# new tank - glass thickness



## yashrishi (Feb 26, 2011)

Hello 

I am building a new freshwater aquarium tank as per below:

length - 48in (121.92cm)
width - 18in (45.72cm)
height - 24in (60.96cm)

I will be using 10mm glass, with euro bracing on top and bottom.

The aquarium tool calculator says that I have a safety factor of 2.5 for the above dimensions.

Is the safety factor calculated with the aquarium completely filled with water?


I plan to have only 50cm of water in my aquarium, the remaining empty space will be hidden by the top cover...


If I calculate with 121.92cm x 45.72cm x 50cm(height of water), I have a safety factor of 4 with 10mm glass.

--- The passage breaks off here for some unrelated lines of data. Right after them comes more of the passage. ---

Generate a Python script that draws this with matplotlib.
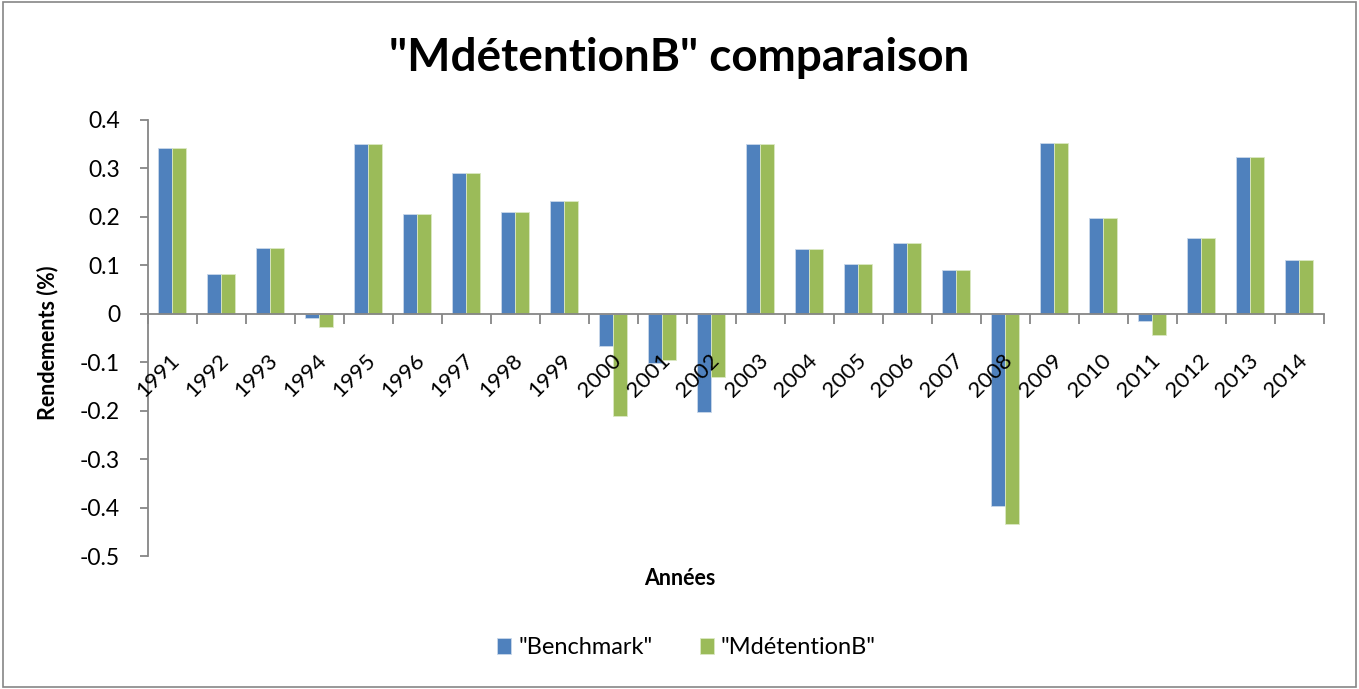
import numpy as np
import matplotlib.pyplot as plt
from matplotlib.patches import Rectangle

plt.rcParams["font.family"] = ["Lato", "DejaVu Sans"]

years = [str(y) for y in range(1991, 2015)]
benchmark = [0.343, 0.083, 0.135, -0.008, 0.350, 0.206, 0.290, 0.210, 0.232,
             -0.066, -0.101, -0.202, 0.350, 0.133, 0.102, 0.145, 0.090,
             -0.397, 0.353, 0.197, -0.016, 0.157, 0.323, 0.110]
mdetention = [0.343, 0.083, 0.135, -0.028, 0.350, 0.206, 0.290, 0.210, 0.232,
              -0.212, -0.096, -0.131, 0.350, 0.133, 0.102, 0.145, 0.090,
              -0.434, 0.353, 0.197, -0.044, 0.157, 0.323, 0.110]
yticks = [-0.5, -0.4, -0.3, -0.2, -0.1, 0, 0.1, 0.2, 0.3, 0.4]
ytick_labels = ["-0.5", "-0.4", "-0.3", "-0.2", "-0.1", "0", "0.1", "0.2", "0.3", "0.4"]

blue = "#4F81BD"
green = "#9BBB59"
axis_gray = "#868686"

fig = plt.figure(figsize=(13.59, 6.89), dpi=100)
ax = fig.add_axes([0.1089, 0.193, 0.8653, 0.633])

x = np.arange(len(years))
w = 0.2857
ax.bar(x - w / 2, benchmark, w, color=blue, edgecolor="#c9d8ea", linewidth=0.6,
       label='"Benchmark"', zorder=2)
ax.bar(x + w / 2, mdetention, w, color=green, edgecolor="#dbe8c4", linewidth=0.6,
       label='"MdétentionB"', zorder=2)

ax.set_xlim(-0.5, len(years) - 0.5)
ax.set_ylim(-0.5, 0.4)
ax.set_yticks(yticks)
ax.set_yticklabels(ytick_labels, fontsize=16.5)

for s in ["top", "right"]:
    ax.spines[s].set_visible(False)
ax.spines["bottom"].set_position(("data", 0))
ax.spines["bottom"].set_color(axis_gray)
ax.spines["left"].set_color(axis_gray)
ax.spines["bottom"].set_linewidth(1.3)
ax.spines["left"].set_linewidth(1.3)
ax.tick_params(axis="y", length=6, width=1.3, color=axis_gray, direction="out", pad=14)

# category boundary ticks on x axis
ax.set_xticks(np.arange(-0.5, len(years), 1.0))
ax.set_xticklabels([])
ax.tick_params(axis="x", length=7, width=1.3, color=axis_gray, direction="out")
# year labels sit on top of the bars, like the original
for i, lab in enumerate(years):
    ax.annotate(lab, xy=(i, 0), xycoords="data", xytext=(-2, -26), textcoords="offset points",
                rotation=45, rotation_mode="anchor", ha="right", va="top", fontsize=16,
                zorder=5)

ax.set_ylabel("Rendements (%)", fontsize=15.5, fontweight="bold")
ax.yaxis.set_label_coords(-0.0765, 0.49)
fig.text(0.5, 0.161, "Années", ha="center", va="center", fontsize=15.5, fontweight="bold")
fig.text(0.5, 0.916, '"MdétentionB" comparaison', ha="center", va="center",
         fontsize=33, fontweight="bold")

ax.legend(loc="center", bbox_to_anchor=(0.505, 0.06), bbox_transform=fig.transFigure,
          ncol=2, frameon=False, fontsize=17, handlelength=0.6, handleheight=0.7,
          columnspacing=2.0, handletextpad=0.3)

fig.patches.append(Rectangle((0.002, 0.003), 0.996, 0.994, transform=fig.transFigure,
                             fill=False, edgecolor=axis_gray, linewidth=1.2))

fig.savefig("out.png", dpi=100)
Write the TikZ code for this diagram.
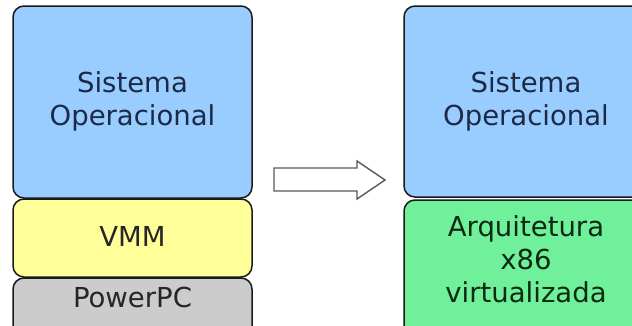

Grateful if you could give your opinions and advices...

*c/p*


Thanks a lot,

Rishi.


----------



## jrman83 (Jul 9, 2010)

I would think the safety factor has to be filled with water. Otherwise, it would just be measuring a piece of glass. Never used it though and never thought of making my own


----------



## yashrishi (Feb 26, 2011)

Thanks for your quick reply 

So would you consider it safe if I build a freshwater tank with the following specs:

length - 48in (121.92cm)
width - 18in (45.72cm)
height - 24in (60.96cm)
glass thickness: 10 mm
euro bracing on top and bottom
water filled at 50cm level

:fish-in-bowl:

Regards,

Rishi.


----------



## Brando (Oct 6, 2010)

i am considering building a tank of exactly the same dimensions,( a friend who owns a glass business has offered me a good price on starphire glass) i just started researching this more...i am curious, are you using tempered glass or not? what is normally used in tanks?
what is your source for plans/information? 
explain the euro bracing

While the strength of tempered is higher, if it breaks , it shatters into a thousand tiny pieces, while untempered glass will just crack, preventing possibly am immediate catastrophic flood


----------



## yashrishi (Feb 26, 2011)

Hello  

I will be using normal 10mm glass - not tempered..
euro bracing are like normal bracing, without the center brace.

so guys, any idea if my tank will be solid/safe enough with these specs:

length - 48in (121.92cm)
width - 18in (45.72cm)
height - 24in (60.96cm)
glass thickness: 10 mm
euro bracing on top and bottom
water filled at 50cm level


Thanks,

Rishi.


----------



## majerah1 (Oct 29, 2010)

I have heard the bottoms of newer tanks are tempered,and supposedly that makes it hard to drill for plumbing.Not sure if that is true or has meaning,but definately worth reading up on to see for sure.


----------



## driftwood (Feb 13, 2011)

10 would be fine, but if you have the money, go for 12mm( will give you 4.0 FULL) and wont have to worry about it.


----------



## yashrishi (Feb 26, 2011)

driftwood said:


> 10 would be fine, but if you have the money, go for 12mm( will give you 4.0 FULL) and wont have to worry about it.


driftwood,

If I go with height=60cm, and fill the aquarium with only 50cm of water, I also get a 4.0 safety factor.

Can I still go with the 10mm? 12mm is almost double the price...


----------



## driftwood (Feb 13, 2011)

9 mm is the min. for a 48in x 24 high from what I have read, so I would think 10mm would be fine. go to saltaquarium.about.com/od/diytanksrefugiumso


----------